Dewan Keamanan Perserikatan Bangsa-Bangsa (PBB) mengadopsi sebuah resolusi yang memberikan mandat pembentukan pasukan keamanan internasional di Jalur Gaza. Langkah ini menjadi kemenangan diplomatik bagi pemerintahan Presiden Donald Trump, hanya sehari sebelum kedatangan Putra Mahkota Arab Saudi di Washington.
Resolusi tersebut lolos dengan 13 suara setuju, sementara Rusia dan China memilih abstain.
Teks rancangan yang disusun Amerika Serikat itu mengacu pada rencana perdamaian Gaza versi Trump yang berisi 20 poin.
Pada tahap pertama, Israel dan Hamas telah menyepakati gencatan senjata bulan lalu. Gencatan senjata tersebut relatif bertahan, meski Hamas belum menyerahkan jenazah beberapa sandera yang telah meninggal, dan Israel belum sepenuhnya melonggarkan pembatasan bantuan seperti yang disyaratkan.
Pemungutan suara ini berlangsung sehari sebelum Putra Mahkota Saudi, Mohammed bin Salman, dijadwalkan bertemu Trump di Gedung Putih. Kunjungan ini menjadi yang pertama ke AS sejak 2018.
Trump mendorong Riyadh untuk menormalisasi hubungan dengan Israel, namun Saudi menegaskan bahwa langkah tersebut hanya mungkin terjadi jika ada kemajuan signifikan menuju pembentukan negara Palestina.
Arab Saudi bersama Qatar, Mesir, Uni Emirat Arab, Indonesia, Pakistan, Yordania, dan Turki mengeluarkan pernyataan bersama pada Jumat lalu untuk mendukung resolusi tersebut. Resolusi itu memberi mandat bagi pasukan stabilisasi internasional hingga akhir 2027. Beberapa negara sebelumnya telah menyatakan bersedia mengirim pasukan, tetapi menunggu mandat resmi PBB.

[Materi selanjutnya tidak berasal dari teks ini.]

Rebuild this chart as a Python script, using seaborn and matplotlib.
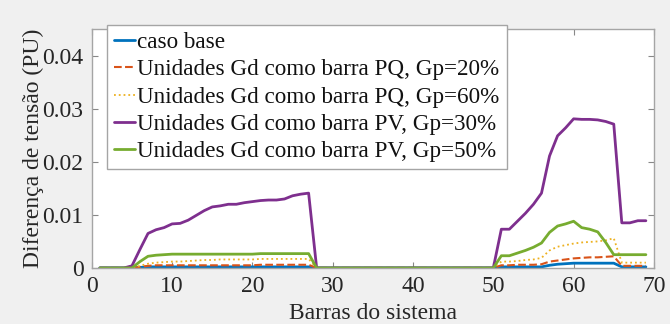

Dalam isi resolusi disebutkan bahwa pasukan stabilisasi akan bekerja sama dengan Israel dan Mesir, serta kepolisian Palestina yang baru dilatih, untuk mengamankan perbatasan Gaza dan memastikan kawasan itu bebas dari senjata dengan cara melucuti persenjataan Hamas dan menghancurkan infrastruktur militernya.
Namun, resolusi tidak merinci aturan operasi maupun mekanisme pelucutan senjata jika Hamas menolak melakukannya secara sukarela. Mandat penegakan dari Dewan Keamanan pun tidak dijelaskan secara tegas.
Duta Besar AS untuk PBB, Mike Waltz, menggambarkan pasukan tersebut sebagai “koalisi kuat penjaga perdamaian” yang berasal dari negara-negara mayoritas Muslim termasuk Indonesia dan Azerbaijan, yang akan “bertugas di bawah satu komando terpadu”.
“Mereka akan mengamankan jalan-jalan di Gaza,” ujar Waltz sebelum pemungutan suara.
Setelah stabilitas dan kendali operasional tercapai, militer Israel akan menarik diri sepenuhnya, “kecuali kehadiran di perimeter keamanan yang akan dipertahankan hingga Gaza benar-benar aman dari potensi kebangkitan kembali ancaman teror.”
Resolusi itu juga mendukung pembentukan Board of Peace yang akan mengawasi sementara tata kelola serta rekonstruksi Gaza.
Draf awal AS tidak memuat rujukan pada negara Palestina. Namun, setelah tekanan dari sejumlah negara anggota, AS merevisinya pekan lalu dengan menyatakan bahwa “kondisi kini dapat membuka jalan yang kredibel menuju penentuan nasib sendiri dan kenegaraan Palestina,” setelah otoritas Palestina menjalankan reformasi dan rekonstruksi Gaza menunjukkan kemajuan.
“Amerika Serikat akan memfasilitasi dialog antara Israel dan Palestina untuk menyepakati horizon politik bagi hidup berdampingan secara damai dan sejahtera,” demikian isi resolusi.
Dalam rapat kabinet pada Minggu, Perdana Menteri Israel Benjamin Netanyahu kembali menegaskan penolakannya terhadap pembentukan negara Palestina dan bersumpah akan mendemiliterisasi Gaza “dengan cara mudah atau cara sulit.”
Pemungutan suara pada Senin ini berlangsung setelah hujan deras di akhir pekan menyebabkan banjir di kamp-kamp pengungsian dan tempat penampungan darurat yang menampung warga Palestina yang mengungsi akibat perang selama dua tahun terakhir.
Bulan lalu, Organisasi Migrasi Internasional menyebut lebih dari 1,5 juta warga Gaza membutuhkan bantuan darurat untuk tempat tinggal.